-- WHAT THE TASK ASKS --
Tally the lines containing the word "this" and give the total alone.
-- RECORDS FOR PROCESSING start --
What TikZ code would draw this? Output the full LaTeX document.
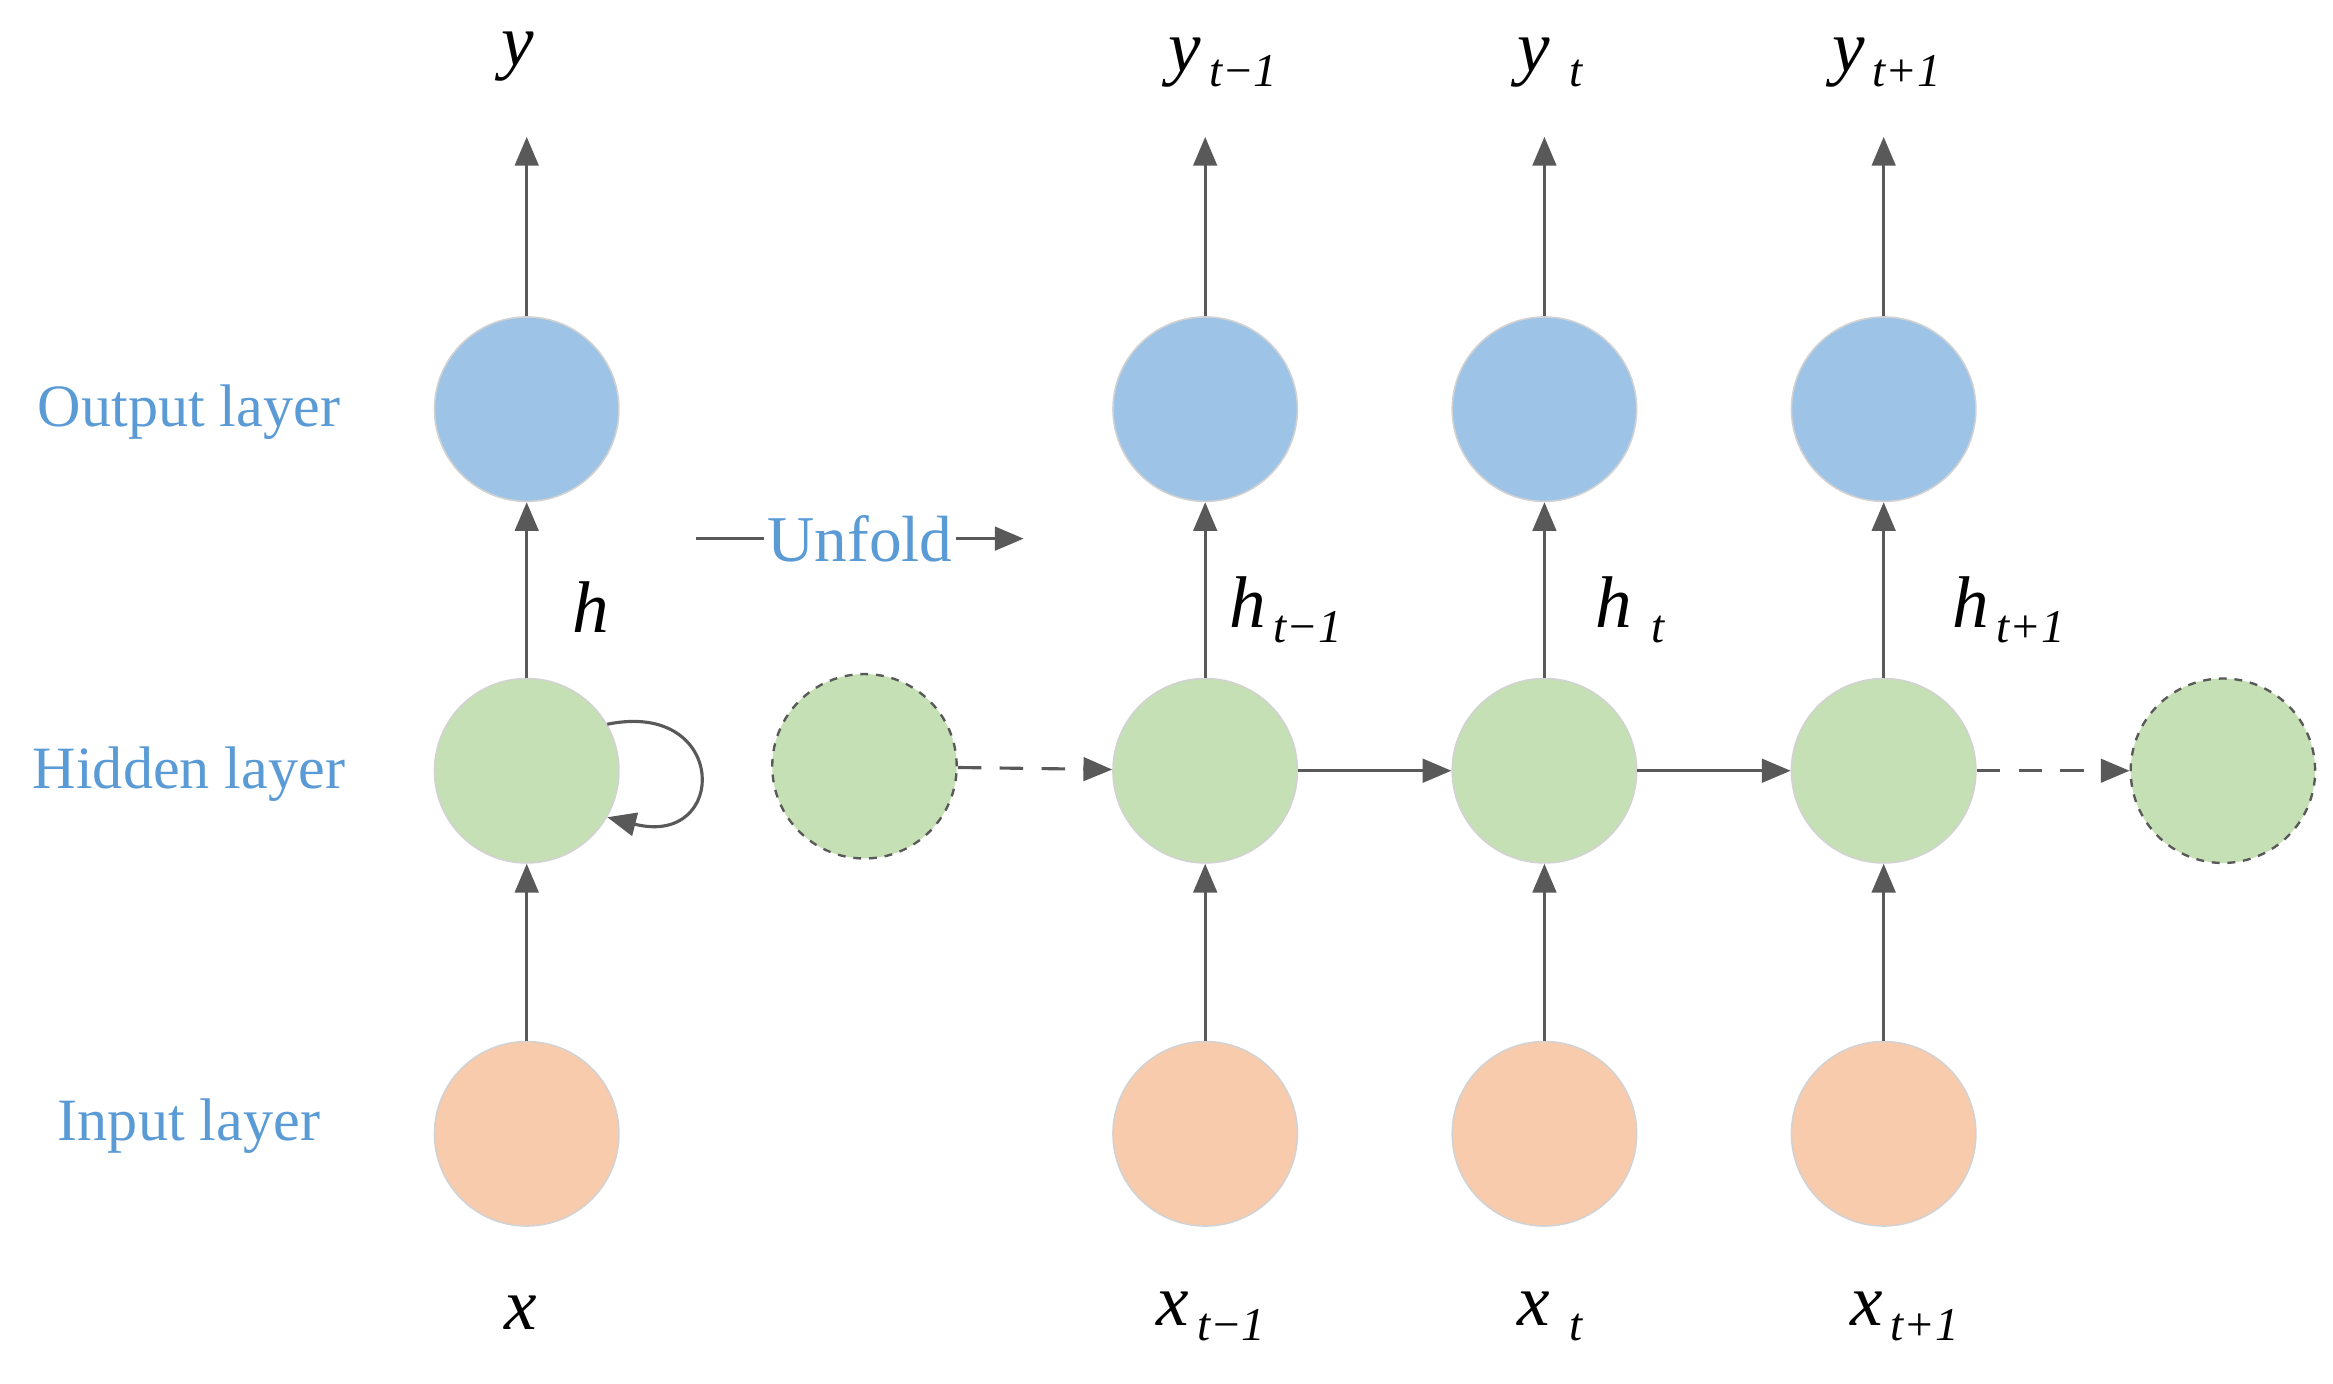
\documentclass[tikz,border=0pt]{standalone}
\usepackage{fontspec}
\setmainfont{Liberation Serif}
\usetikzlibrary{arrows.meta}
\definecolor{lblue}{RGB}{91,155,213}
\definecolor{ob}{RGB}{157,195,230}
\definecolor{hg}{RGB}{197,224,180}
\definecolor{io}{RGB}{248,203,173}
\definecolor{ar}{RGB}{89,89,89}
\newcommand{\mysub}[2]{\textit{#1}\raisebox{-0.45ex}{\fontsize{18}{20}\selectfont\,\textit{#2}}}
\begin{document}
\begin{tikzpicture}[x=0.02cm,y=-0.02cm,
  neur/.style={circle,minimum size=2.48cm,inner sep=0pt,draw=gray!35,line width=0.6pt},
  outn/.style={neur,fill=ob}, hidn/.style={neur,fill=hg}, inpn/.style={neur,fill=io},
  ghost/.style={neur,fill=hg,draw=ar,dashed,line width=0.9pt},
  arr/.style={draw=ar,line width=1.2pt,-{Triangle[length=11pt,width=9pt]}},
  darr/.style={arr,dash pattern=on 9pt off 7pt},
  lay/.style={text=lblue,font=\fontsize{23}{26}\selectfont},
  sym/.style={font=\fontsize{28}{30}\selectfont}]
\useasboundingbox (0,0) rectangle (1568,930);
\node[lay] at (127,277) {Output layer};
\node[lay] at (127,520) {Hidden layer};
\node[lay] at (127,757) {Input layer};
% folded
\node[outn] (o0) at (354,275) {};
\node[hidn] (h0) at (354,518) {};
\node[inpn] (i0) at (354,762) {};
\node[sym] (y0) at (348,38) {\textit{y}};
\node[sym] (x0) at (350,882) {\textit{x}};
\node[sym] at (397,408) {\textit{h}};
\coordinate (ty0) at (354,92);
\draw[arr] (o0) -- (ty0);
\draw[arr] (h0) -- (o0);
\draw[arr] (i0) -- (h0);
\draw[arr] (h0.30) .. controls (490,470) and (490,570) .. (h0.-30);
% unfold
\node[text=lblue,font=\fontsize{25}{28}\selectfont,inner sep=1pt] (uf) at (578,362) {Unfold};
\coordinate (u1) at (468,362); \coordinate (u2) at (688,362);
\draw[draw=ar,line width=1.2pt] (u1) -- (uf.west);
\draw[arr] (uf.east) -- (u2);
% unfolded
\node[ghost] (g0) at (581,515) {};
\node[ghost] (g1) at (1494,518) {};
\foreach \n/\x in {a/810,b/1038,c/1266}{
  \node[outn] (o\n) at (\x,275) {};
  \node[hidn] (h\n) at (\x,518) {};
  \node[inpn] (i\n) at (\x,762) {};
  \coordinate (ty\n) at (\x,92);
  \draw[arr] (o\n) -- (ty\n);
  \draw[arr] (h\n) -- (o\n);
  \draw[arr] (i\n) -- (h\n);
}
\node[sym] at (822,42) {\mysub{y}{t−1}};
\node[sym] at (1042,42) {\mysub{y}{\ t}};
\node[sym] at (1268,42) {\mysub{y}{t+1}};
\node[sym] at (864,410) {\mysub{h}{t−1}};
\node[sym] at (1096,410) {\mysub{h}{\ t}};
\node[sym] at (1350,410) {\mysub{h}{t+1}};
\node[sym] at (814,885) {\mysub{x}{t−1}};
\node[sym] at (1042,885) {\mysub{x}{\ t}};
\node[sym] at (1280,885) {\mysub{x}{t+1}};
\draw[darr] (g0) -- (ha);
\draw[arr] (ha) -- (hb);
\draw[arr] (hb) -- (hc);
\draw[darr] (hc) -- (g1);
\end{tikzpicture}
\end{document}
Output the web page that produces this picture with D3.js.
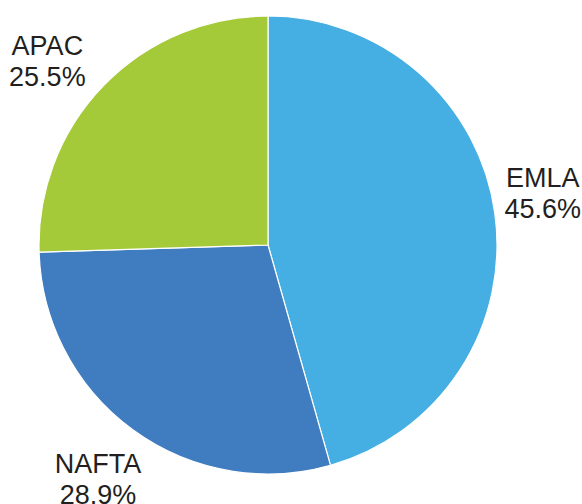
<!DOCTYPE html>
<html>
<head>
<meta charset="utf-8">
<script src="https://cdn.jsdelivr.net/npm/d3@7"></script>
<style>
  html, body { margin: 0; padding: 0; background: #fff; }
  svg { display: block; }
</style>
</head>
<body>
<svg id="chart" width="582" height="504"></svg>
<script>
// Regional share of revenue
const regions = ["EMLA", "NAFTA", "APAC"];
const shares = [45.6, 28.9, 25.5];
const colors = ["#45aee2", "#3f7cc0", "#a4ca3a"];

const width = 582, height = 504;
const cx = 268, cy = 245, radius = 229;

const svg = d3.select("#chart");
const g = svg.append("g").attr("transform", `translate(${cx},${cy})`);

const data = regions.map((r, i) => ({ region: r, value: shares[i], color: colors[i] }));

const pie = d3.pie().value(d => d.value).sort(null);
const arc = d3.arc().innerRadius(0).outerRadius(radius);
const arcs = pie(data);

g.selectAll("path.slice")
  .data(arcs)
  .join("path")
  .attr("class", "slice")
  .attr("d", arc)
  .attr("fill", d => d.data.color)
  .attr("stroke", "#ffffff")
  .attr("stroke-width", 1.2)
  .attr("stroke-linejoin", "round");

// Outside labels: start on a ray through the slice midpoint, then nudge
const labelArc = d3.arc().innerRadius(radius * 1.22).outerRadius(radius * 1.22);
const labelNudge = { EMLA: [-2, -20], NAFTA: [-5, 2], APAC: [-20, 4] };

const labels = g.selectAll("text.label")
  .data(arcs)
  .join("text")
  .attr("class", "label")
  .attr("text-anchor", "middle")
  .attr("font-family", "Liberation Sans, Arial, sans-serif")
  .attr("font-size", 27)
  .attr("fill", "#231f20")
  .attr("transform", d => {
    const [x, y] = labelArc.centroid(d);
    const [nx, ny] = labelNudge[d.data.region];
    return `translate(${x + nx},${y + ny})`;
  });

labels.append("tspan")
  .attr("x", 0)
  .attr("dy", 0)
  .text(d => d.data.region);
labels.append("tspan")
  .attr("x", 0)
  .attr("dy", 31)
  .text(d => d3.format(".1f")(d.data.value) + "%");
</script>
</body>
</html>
-- RECORDS FOR PROCESSING end --
-- EXPECTED ANSWER --
2